> Information supplied:
+ + + +
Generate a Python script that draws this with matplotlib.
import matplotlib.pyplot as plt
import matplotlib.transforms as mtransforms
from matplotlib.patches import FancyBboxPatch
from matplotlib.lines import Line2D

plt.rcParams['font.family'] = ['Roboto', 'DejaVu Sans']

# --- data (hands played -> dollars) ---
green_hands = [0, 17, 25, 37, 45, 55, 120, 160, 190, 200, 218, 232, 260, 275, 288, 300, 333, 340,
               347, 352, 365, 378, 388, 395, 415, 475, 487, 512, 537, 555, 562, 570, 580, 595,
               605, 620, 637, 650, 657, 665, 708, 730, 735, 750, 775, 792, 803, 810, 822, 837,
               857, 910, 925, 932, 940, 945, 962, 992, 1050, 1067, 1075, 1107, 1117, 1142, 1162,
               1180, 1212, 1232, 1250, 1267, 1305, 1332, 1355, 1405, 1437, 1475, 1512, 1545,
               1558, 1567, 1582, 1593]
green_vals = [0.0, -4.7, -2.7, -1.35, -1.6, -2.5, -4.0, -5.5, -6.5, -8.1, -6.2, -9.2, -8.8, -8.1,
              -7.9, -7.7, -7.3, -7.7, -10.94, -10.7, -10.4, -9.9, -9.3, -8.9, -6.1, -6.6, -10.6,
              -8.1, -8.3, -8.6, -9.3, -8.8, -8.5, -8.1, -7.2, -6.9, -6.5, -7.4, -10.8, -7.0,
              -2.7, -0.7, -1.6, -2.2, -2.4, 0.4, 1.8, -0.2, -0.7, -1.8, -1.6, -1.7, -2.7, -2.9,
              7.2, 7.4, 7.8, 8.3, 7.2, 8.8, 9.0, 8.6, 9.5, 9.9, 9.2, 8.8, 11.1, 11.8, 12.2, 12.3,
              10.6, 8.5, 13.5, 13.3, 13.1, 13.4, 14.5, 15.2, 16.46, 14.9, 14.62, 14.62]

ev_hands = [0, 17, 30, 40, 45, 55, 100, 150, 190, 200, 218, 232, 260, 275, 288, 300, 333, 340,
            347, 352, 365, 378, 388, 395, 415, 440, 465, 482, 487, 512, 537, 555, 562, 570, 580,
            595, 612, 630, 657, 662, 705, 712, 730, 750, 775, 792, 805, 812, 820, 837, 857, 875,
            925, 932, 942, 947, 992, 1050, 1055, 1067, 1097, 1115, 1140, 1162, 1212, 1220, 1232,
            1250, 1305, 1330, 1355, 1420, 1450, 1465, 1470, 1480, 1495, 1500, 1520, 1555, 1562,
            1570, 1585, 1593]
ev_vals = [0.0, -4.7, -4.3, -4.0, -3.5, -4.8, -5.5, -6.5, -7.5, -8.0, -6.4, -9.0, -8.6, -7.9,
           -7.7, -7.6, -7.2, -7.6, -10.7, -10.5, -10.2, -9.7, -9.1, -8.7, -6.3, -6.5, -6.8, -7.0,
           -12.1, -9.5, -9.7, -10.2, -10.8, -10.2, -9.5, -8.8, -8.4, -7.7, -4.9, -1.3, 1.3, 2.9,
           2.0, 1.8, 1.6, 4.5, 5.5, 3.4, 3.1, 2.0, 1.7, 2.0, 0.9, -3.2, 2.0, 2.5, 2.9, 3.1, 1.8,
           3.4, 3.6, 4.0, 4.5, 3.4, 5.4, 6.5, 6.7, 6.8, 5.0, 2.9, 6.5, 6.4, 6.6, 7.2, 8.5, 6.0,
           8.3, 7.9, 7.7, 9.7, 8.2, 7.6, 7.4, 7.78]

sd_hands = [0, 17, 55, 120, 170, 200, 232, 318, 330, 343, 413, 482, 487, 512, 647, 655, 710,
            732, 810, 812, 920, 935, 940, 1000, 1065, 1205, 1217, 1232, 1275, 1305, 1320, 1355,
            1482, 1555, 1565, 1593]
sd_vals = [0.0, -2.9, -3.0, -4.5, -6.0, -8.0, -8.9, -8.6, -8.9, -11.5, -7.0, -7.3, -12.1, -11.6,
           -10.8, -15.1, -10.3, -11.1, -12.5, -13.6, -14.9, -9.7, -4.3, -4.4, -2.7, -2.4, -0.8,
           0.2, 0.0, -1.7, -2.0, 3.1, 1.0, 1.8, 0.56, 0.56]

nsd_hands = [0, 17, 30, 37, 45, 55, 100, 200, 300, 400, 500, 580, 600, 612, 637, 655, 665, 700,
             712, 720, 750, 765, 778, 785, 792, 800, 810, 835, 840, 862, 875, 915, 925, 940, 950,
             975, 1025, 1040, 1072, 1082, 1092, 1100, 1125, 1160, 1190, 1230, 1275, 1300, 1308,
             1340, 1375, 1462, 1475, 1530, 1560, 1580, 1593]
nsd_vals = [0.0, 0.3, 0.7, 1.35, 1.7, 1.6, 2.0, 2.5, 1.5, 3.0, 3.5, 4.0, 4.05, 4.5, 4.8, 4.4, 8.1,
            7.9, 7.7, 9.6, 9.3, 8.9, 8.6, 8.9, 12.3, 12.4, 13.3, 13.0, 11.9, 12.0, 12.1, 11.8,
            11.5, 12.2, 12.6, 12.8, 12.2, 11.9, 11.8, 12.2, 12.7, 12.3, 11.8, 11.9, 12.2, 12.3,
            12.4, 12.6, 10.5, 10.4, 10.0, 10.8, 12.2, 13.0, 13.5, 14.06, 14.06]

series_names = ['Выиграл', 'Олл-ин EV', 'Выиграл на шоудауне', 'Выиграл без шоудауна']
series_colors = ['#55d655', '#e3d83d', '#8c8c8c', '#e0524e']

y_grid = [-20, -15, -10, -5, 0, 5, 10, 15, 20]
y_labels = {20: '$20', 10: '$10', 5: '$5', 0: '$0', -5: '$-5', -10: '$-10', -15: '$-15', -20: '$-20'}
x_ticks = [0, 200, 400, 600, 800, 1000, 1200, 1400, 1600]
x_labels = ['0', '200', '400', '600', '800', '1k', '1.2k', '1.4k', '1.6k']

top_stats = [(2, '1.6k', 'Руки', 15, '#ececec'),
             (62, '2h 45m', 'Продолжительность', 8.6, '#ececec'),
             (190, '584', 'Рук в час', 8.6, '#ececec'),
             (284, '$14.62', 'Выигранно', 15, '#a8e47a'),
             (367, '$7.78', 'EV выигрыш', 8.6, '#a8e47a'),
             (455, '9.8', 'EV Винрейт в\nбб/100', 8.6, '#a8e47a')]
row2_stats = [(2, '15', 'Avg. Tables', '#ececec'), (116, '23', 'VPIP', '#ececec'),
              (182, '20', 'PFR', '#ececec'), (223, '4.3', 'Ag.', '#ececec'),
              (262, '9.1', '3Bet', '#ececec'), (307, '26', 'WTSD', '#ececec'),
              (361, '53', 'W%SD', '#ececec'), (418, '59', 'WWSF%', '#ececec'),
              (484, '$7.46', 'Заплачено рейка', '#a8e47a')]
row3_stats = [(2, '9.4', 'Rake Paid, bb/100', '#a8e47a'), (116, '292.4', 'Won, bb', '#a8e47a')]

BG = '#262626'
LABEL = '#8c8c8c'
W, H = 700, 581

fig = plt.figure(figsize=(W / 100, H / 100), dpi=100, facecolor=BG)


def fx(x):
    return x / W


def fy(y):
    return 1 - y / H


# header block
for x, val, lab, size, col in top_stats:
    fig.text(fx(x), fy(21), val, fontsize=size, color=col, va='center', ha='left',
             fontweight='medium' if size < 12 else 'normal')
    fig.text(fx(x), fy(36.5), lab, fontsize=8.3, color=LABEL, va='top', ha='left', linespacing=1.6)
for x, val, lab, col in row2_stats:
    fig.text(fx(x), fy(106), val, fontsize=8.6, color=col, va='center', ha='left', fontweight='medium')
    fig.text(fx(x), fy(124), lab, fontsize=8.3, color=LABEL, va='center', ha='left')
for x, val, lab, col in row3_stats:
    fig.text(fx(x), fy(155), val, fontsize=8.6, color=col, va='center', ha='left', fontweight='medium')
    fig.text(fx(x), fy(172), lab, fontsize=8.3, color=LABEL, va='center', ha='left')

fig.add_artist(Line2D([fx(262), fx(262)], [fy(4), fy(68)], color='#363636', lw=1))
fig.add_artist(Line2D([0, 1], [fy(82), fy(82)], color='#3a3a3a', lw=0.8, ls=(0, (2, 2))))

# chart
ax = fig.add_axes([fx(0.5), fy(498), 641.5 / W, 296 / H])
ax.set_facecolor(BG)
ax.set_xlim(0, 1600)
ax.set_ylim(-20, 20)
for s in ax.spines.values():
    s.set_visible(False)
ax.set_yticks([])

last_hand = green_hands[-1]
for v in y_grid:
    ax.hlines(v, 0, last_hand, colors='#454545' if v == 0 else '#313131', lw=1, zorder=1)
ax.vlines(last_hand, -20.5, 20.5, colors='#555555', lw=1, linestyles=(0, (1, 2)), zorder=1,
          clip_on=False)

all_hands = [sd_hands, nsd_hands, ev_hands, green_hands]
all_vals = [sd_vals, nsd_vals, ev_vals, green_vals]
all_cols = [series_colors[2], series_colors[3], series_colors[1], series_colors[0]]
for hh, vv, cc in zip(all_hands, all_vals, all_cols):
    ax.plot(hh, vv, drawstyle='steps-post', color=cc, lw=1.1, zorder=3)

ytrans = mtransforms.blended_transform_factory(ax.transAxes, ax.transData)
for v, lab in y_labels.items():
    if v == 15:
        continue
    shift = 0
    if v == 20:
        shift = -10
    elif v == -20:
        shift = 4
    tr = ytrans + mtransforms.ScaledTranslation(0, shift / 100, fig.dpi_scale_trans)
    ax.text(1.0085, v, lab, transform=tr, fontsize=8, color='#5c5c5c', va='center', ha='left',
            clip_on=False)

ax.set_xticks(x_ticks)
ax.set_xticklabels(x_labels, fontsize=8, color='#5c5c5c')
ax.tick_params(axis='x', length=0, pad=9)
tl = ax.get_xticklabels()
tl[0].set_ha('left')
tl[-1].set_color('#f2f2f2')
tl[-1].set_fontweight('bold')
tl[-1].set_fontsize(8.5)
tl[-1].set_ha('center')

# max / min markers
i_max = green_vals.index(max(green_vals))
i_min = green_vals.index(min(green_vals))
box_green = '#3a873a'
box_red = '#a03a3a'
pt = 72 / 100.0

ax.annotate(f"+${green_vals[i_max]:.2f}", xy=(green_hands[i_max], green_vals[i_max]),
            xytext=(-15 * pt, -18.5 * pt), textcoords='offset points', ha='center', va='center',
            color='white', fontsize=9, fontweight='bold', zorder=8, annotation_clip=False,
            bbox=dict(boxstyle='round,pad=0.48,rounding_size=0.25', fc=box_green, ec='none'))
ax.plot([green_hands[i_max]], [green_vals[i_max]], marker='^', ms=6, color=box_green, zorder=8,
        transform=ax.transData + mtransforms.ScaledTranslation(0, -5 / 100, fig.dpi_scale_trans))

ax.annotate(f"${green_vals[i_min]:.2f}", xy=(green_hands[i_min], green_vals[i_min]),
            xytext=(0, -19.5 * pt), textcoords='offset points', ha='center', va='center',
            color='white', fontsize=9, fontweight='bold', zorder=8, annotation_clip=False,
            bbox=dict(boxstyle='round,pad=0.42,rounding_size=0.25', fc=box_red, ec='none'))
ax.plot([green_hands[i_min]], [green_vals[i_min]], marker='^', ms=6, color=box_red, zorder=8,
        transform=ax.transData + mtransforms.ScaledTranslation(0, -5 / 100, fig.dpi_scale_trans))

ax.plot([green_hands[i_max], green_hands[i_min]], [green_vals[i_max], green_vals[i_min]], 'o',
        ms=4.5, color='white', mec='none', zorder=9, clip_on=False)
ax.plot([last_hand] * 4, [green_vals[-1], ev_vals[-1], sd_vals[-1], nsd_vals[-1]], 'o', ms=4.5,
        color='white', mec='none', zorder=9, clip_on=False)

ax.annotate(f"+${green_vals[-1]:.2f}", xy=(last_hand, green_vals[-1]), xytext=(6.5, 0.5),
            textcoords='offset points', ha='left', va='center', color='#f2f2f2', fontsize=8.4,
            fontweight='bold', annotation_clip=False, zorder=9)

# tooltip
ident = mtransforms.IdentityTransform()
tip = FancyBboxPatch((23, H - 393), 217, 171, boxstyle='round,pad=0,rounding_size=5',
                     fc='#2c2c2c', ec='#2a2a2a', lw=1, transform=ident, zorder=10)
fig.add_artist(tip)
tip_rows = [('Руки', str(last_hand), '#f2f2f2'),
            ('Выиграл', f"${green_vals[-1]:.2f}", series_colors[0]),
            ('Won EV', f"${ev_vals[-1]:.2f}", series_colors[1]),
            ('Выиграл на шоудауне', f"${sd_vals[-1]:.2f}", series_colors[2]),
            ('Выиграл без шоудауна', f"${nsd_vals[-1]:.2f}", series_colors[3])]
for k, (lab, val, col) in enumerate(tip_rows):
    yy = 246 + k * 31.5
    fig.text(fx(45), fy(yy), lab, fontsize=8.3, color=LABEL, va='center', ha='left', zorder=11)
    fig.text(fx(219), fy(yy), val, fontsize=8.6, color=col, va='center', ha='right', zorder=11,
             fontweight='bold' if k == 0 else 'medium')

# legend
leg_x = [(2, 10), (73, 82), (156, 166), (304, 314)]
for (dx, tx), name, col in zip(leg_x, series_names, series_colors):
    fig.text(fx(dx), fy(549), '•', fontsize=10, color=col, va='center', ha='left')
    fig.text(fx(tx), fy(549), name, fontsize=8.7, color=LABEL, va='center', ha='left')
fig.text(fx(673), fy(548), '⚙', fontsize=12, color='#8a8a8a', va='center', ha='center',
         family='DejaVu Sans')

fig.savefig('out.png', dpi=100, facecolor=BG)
+ + + +
> Task objective:
From the top of the listing above, restate each line word for word up to and including the line with "plt.rcParams['font.family'] = ['Roboto', 'DejaVu"; add nothing else.

> Result of this exercise:
Generate a Python script that draws this with matplotlib.
import matplotlib.pyplot as plt
import matplotlib.transforms as mtransforms
from matplotlib.patches import FancyBboxPatch
from matplotlib.lines import Line2D

plt.rcParams['font.family'] = ['Roboto', 'DejaVu Sans']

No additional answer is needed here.